The old Linux scheduler, used in 2.4 and earlier kernels, had scalability problems due to its single runqueue design.  This limited the throughput for workloads with large number of tasks as well as increased the lock contention on systems with multiple CPUs.

Andrea Arcangeli added NUMA-awareness to the old Linux scheduler  but this approach still had to cope with the single-runqueue.

There were two approaches for improving the scalability of the old Linux scheduler: one by Mike Kravetz and Hubertus Franke and one by Davide Libenzi.  Both were multi-queue schedulers.  Hubertus Franke, Mike Kravetz, Shailabh Nagar and Rajan Ravindran made their MQ scheduler NUMA-aware by extending it to deal with CPU pools.

As the 2.5 kernel development started, Ingo Molnar wrote a multi-queue scheduler for Linux, the O(1) scheduler.  The O(1) scheduler, which was integrated into the 2.5 Linux kernel, is a mulit-queue scheduler with a runqueue per processor.  This facilitates dispatching processes on the same processor and thus benefits from cache warmth.   However, the O(1) scheduler has no awareness of NUMA nodes and hence makes no effort to keep a process on the same node.

Previous NUMA aware schedulers had been based on the MQ scheduler.  Work on these projects stopped with the acceptance of the O(1) scheduler.
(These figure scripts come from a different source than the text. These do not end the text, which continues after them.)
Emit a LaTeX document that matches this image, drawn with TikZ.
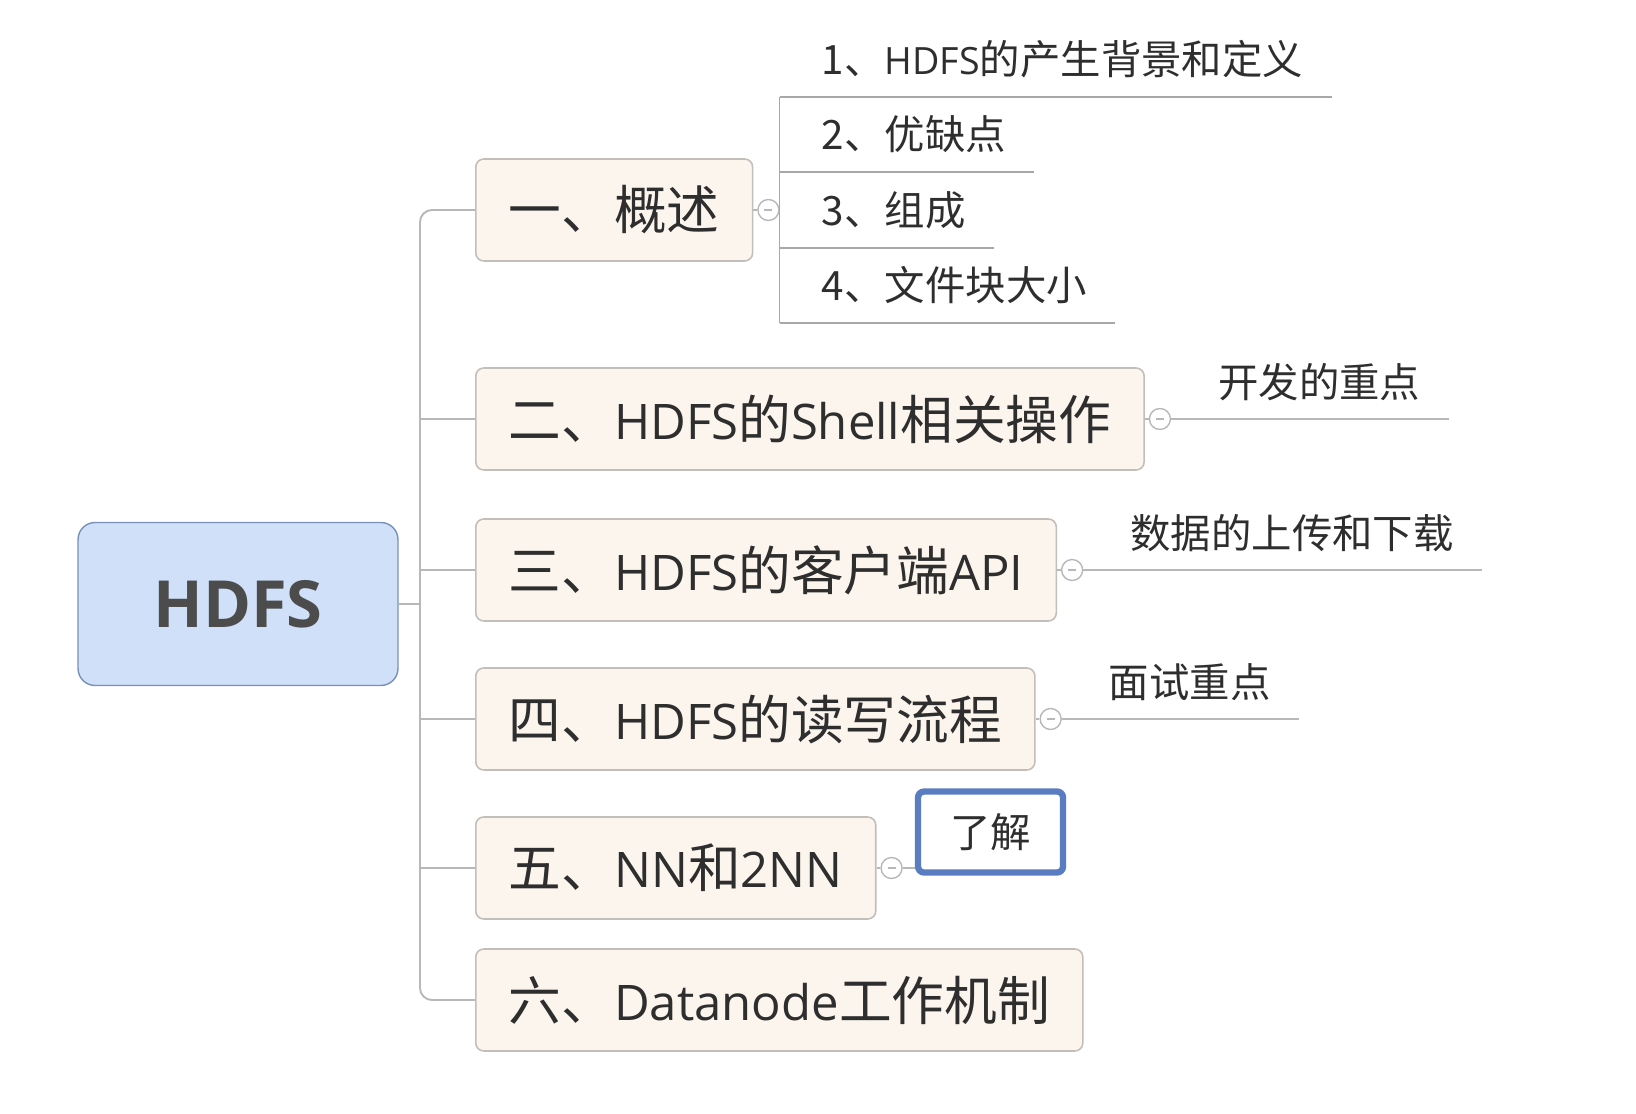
\documentclass[tikz,border=0pt]{standalone}
\usepackage{fontspec}
\setmainfont{Noto Sans CJK SC}
\newfontfamily\enfont[Scale=0.93]{Open Sans}
\newfontfamily\rootfont{Open Sans}
\newcommand{\en}[1]{{\enfont #1}}
\usetikzlibrary{calc}
\definecolor{topicfill}{HTML}{FCF5EE}
\definecolor{topicline}{HTML}{C2BEBA}
\definecolor{rootfill}{HTML}{CFE0F8}
\definecolor{rootline}{HTML}{7A90B8}
\definecolor{conncol}{HTML}{B8B8B8}
\definecolor{subcol}{HTML}{A8A8A8}
\definecolor{tagline}{HTML}{5A7DC2}
\definecolor{textcol}{HTML}{2E2E2E}
\tikzset{
  root/.style={draw=rootline, fill=rootfill, rounded corners=0.34cm, line width=0.8pt,
    minimum width=6.4cm, minimum height=3.26cm, text=black!70,
    font=\rootfont\bfseries\fontsize{37}{37}\selectfont},
  topic/.style={draw=topicline, fill=topicfill, rounded corners=0.16cm, line width=0.9pt,
    minimum height=2.04cm, inner xsep=0.66cm, anchor=west, text=textcol,
    font=\fontsize{30}{30}\selectfont},
  sub/.style={anchor=west, inner sep=0pt, text=textcol, font=\fontsize{23}{23}\selectfont},
  note/.style={sub},
  tag/.style={draw=tagline, line width=3.6pt, rounded corners=0.12cm, fill=white,
    minimum width=2.9cm, minimum height=1.62cm, text=textcol, font=\fontsize{23}{23}\selectfont},
  conn/.style={draw=conncol, line width=1.1pt},
  subline/.style={draw=subcol, line width=0.8pt},
  knob/.style={circle, draw=conncol, fill=white, minimum size=0.42cm, inner sep=0pt, line width=0.8pt,
    path picture={\draw[conncol, line width=0.6pt]
      ($(path picture bounding box.center)+(-4,0)$) -- ($(path picture bounding box.center)+(4,0)$);}}
}
\begin{document}
\begin{tikzpicture}[x=0.02cm, y=-0.02cm]
  \useasboundingbox (0,0) rectangle (1636,1114);
  % Root
  \node[root] (hdfs) at (238,604) {HDFS};
  % Topics
  \node[topic] (t1) at (475,210) {一、概述};
  \node[topic] (t2) at (475,419) {二、\en{HDFS}的\en{Shell}相关操作};
  \node[topic] (t3) at (475,570) {三、\en{HDFS}的客户端\en{API}};
  \node[topic] (t4) at (475,719) {四、\en{HDFS}的读写流程};
  \node[topic] (t5) at (475,868) {五、\en{NN}和\en{2NN}};
  \node[topic] (t6) at (475,1000) {六、\en{Datanode}工作机制};
  % Spine
  \coordinate (spine) at (420,604);
  \draw[conn] (hdfs.east) -- (spine);
  \draw[conn, rounded corners=0.24cm] (t1.west) -| (spine) |- (t6.west);
  \foreach \t in {t2,t3,t4,t5} \draw[conn] (\t.west) -- (\t.west -| spine);
  % Knobs
  \foreach \t in {1,...,5} {
    \node[knob] (k\t) at ($(t\t.east)+(15,0)$) {};
    \draw[conn] (t\t.east) -- (k\t.west);
  }
  % Sub items of the first topic
  \foreach \i/\dy/\txt in {1/-113/{1、\en{HDFS}的产生背景和定义}, 2/-38/{2、优缺点},
                          3/38/{3、组成}, 4/113/{4、文件块大小}} {
    \coordinate (u\i) at ($(k1.east)+(0,\dy)$);
    \node[sub] (s\i) at ($(u\i)+(42,-38)$) {\txt};
    \draw[subline] (u\i) -- ($(u\i -| s\i.east)+(28,0)$);
  }
  \draw[subline] (u1) -- (u4);
  % Notes
  \node[note] (n2) at ($(k2)+(58,-37)$) {开发的重点};
  \draw[conn] (k2.east) -- ($(k2 -| n2.east)+(28,0)$);
  \node[note] (n3) at ($(k3)+(58,-37)$) {数据的上传和下载};
  \draw[conn] (k3.east) -- ($(k3 -| n3.east)+(28,0)$);
  \node[note] (n4) at ($(k4)+(58,-37)$) {面试重点};
  \draw[conn] (k4.east) -- ($(k4 -| n4.east)+(28,0)$);
  \node[tag] (n5) at ($(k5)+(99,-36)$) {了解};
  \draw[conn] (k5.east) -- (k5.east -| n5.west);
\end{tikzpicture}
\end{document}
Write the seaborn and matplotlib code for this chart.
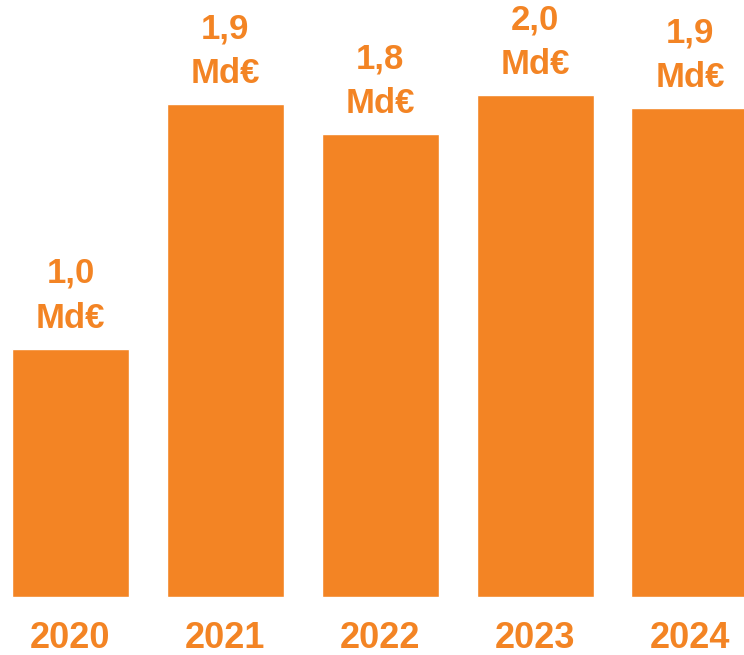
import matplotlib
matplotlib.use("Agg")
import matplotlib.pyplot as plt
import seaborn as sns
import pandas as pd

years = ["2020", "2021", "2022", "2023", "2024"]
values = [0.99, 1.965, 1.845, 2.0, 1.95]
labels = ["1,0\nMd€", "1,9\nMd€", "1,8\nMd€", "2,0\nMd€", "1,9\nMd€"]

ORANGE = "#F38424"

sns.set_theme(style="white")
plt.rcParams['font.family'] = ['Liberation Sans', 'DejaVu Sans']

df = pd.DataFrame({"year": years, "value": values})

fig = plt.figure(figsize=(7.44, 6.55), dpi=100)
ax = fig.add_axes([0, 0, 1, 1])
sns.barplot(data=df, x="year", y="value", order=years, color=ORANGE,
            width=0.755, saturation=1, ax=ax)

ax.set_xlim(-0.455, 4.349)
ax.set_ylim(-0.231, 2.379)
ax.axis("off")

for i, (v, lab, yr) in enumerate(zip(values, labels, years)):
    ax.annotate(lab, xy=(i, v), xytext=(0, 10), textcoords="offset points",
                ha="center", va="bottom", fontsize=25, fontweight="bold",
                color=ORANGE, linespacing=1.45)
    ax.text(i, -0.165, yr, ha="center", va="center", fontsize=26,
            fontweight="bold", color=ORANGE)

fig.savefig("out.png", dpi=100)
O(1) scheduler extensions have been developed that change the load balance logic with the scheduler to favor keeping a process on the same node.  In addition, exec() has been enhanced to pick the least loaded node to place a process on during the exec process.  These two items proved a basis for a more extensive NUMA-aware scheduler.

Erich Focht has developed a full featured node affine NUMA scheduler.  This was originally developed on 2.4 (on top of a backport of the 2.5 O(1) scheduler) for IA64 based NUMA machines.  Matt Dobson ported this to the x86 based NUMAQ hardware.  Michael Hohnbaum ported this forward to 2.5 and then worked with Erich on further refinements.

During the 2.5 final pre-feature-freeze crunch, Erich broke his scheduler into 5 pieces - the first two which provide the node-aware load balance in the scheduler and the balance at exec().  Michael developed similar extensions.  After extensive testing, optimal performance was found using Erich's first part and Michael's second part.  These have now been combined and exist in a bk tree at bk://

Work continues on the NUMA aware scheduler using this as a base.